Homefield advantage is so important in college football.  There is no scientific way to measure the emotional impact a crowd can have on a home team, but it's clear that it does impact the game.  It's also clear that Pitt is at their peak of relevance as far as my lifetime goes.  They are coming off a win against their heated rivals while being the reigning ACC Champions, and they have a ranked SEC team coming into town, while also being ranked themselves.  Saturday's game against the Tennessee Volunteers should be a valuable ticket.

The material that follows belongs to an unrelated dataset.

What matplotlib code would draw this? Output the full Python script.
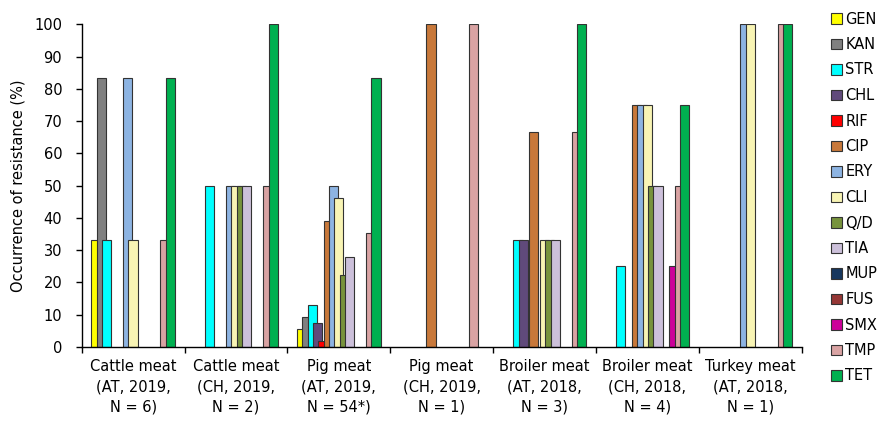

However, it has been proven time and time again that the Pitt ticket office needs to make the tickets more affordable in non-rivalry games.  Casual fans will not pay $70+ for the worst seats in the house, especially when they are bleachers.  But that is how the Pitt ticket office currently has them priced.

Currently, there are five sections with "High Availability" and fifteen sections with "Medium Availability" of tickets, just three days out from Saturday's Johnny Majors Classic.  The cheapest available ticket remains $70 (plus taxes and fees).

As of 9:35 AM on 9/7/22

What's also odd is that season tickets were sold out weeks before the West Virginia game.  Why were so many seats held for single game tickets and not included in season ticket packages?  I know a ton of people that said they would have bought season tickets and were shocked to see them sell out so quickly.  It's because Pitt wanted to generate more revenue.  Where fans can get a deal on season tickets, Pitt can gain more revenue from leaving more as single game seats. Plain and simple.

Now, an allotment of tickets are held for opponents, and Tennessee did return a lot of theirs. However, this allotment does not amount to 20 sections that currently have High or Medium availability.  I believe only 2-4 sections are offered to the opposing fan base to sell to their fans first.

So now, instead of building off the Backyard Brawl's largest crowd in Pittsburgh sports history, the upper deck will probably have a noticeable amount of empty seats.  And I'll never tell anyone how to spend their own money.  I won't sit here and say that if a Pitt fan really cared about the team they should fork out $75 for an upper deck bleacher ticket.  At home, you have the luxury of your own food and beer.  Arguably the experience at home is better, especially at a $75 bleacher price tag.  I'm one of the lucky ones who did get season tickets.

So what is Pitt's desire to leave a seat empty instead of lowering the price to the level of demand?  Isn't $40 worth of revenue from a seat better than leaving it empty?  And why did they cap season tickets just to have a ton of available single game tickets for what should be one of the highest attended games in the program's history?  I just don't get it, and it's stunting the growth of attendance at Pitt games, which will also negatively affect the homefield advantage.